I have an intuition, that maybe that
particular poem—very short—
could serve to hang this—or anyway ‘a’—
longer poem from. And this is by way
of being that long poem. It would make more

of the earlier thing—(that I liked but thought too slight—
as if it claimed more for itself, as insight, or movement, really, than it could
demonstrate. (p 15)

Exactly how, or to what extent, ‘London Journal’ teases out the themes of ‘London Postcard’ I will leave up to the individual reader. Suffice to say, the earlier poem’s brief meditation on artistic imagery and reception, as well as tourism and identity, are certainly played out in the long ‘London Journal’.

In the author’s notes at the back of the book Bolton states that:

‘London Journal’ is all detail—all of it ostensibly—though saying so might imply some other, main point, which the poem didn’t consciously have. I haven’t supplied notes to all the detail: explaining a legion of minor obscurities seems not the way to go. (p 67)

And roughly two-thirds of the way through the collection Bolton makes a note of the poem’s modest origins:

I began this with a plan on the back of an envelope—
which amounted to a list—of four or five
probable themes […]

The whole enterprise based on the chance
it might turn out to have been worthwhile […]
                     And has it turned out 
‘to be worthwhile’? I don’t know. (p 43, my ellipses)

These quotes, it seems to me, are both selling the poem short and a little misleading. ‘London Journal’ is made up of a lot of detail and whether it has turned out to be worthwhile is of course a value judgement for each reader. But it is not all detail, if by detail one might be inclined to think of empirical notation. There are the many witty asides one associates with Bolton’s poetry, the keen eye to social, cultural, and artistic interests (particularly the interest in the visual arts – at one point there is an extended critical discussion of the work of Joan Mitchell, Philip Guston and Cy Twombly). And there is an undercurrent of social tension based on immigration and ethnicity throughout the poem. The juxtaposition of all this material, the intelligently amusing digressions, and the poem’s (poet’s) worrying over the value of the work, alone make the poem a ‘worthwhile’ experience for the reader.

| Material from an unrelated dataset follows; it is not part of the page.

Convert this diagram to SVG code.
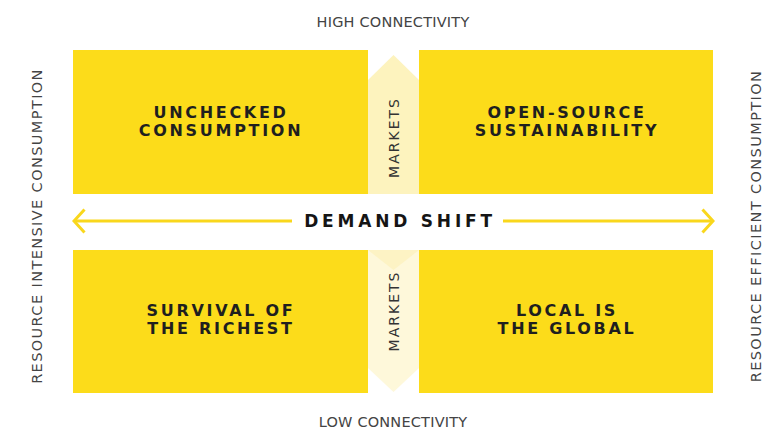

But I think ‘London Journal’, on another level, is a rather brilliant parody of the travel poem itself. As Bolton remarks at one point: ‘an Australian in Europe, ho hum’ (p 16). Rather than a series of poems that distil the trip into significant, or particularly memorable (and perhaps ‘poetic’), moments [meditation on the human condition in ancient cathedral, as a bad example], Bolton’s use of the journal mode records the holiday down to its most banal particulars (at least for the uninvested reader): ‘We go to the East End, for Cath’s haircut’ (p 38); or ‘With Gabe prepare “Mediterranean Veg” roast./Tasty’ (p 46). The photographs spliced throughout the book add to this sense of parody; for while they put a face to a number of the names cited in ‘London Journal’ – Gabe and Stace, for instance – they are not especially interesting as far as photographs go. The whole book appears to be suggesting that if you take this too seriously (it is a journal after all) the joke is on you.

Which is not to suggest that Bolton’s poetry shouldn’t be taken seriously – quite the opposite. London Journal / London Poem reinforces that Bolton is one of Australia’s most original and innovative (and funny) poets. The poems here – as in Bolton’s other work – appear to imply that the process of writing poetry is an everyday activity (even while on holiday), one not to be rarefied. It’s not a bad lesson for aspiring poets.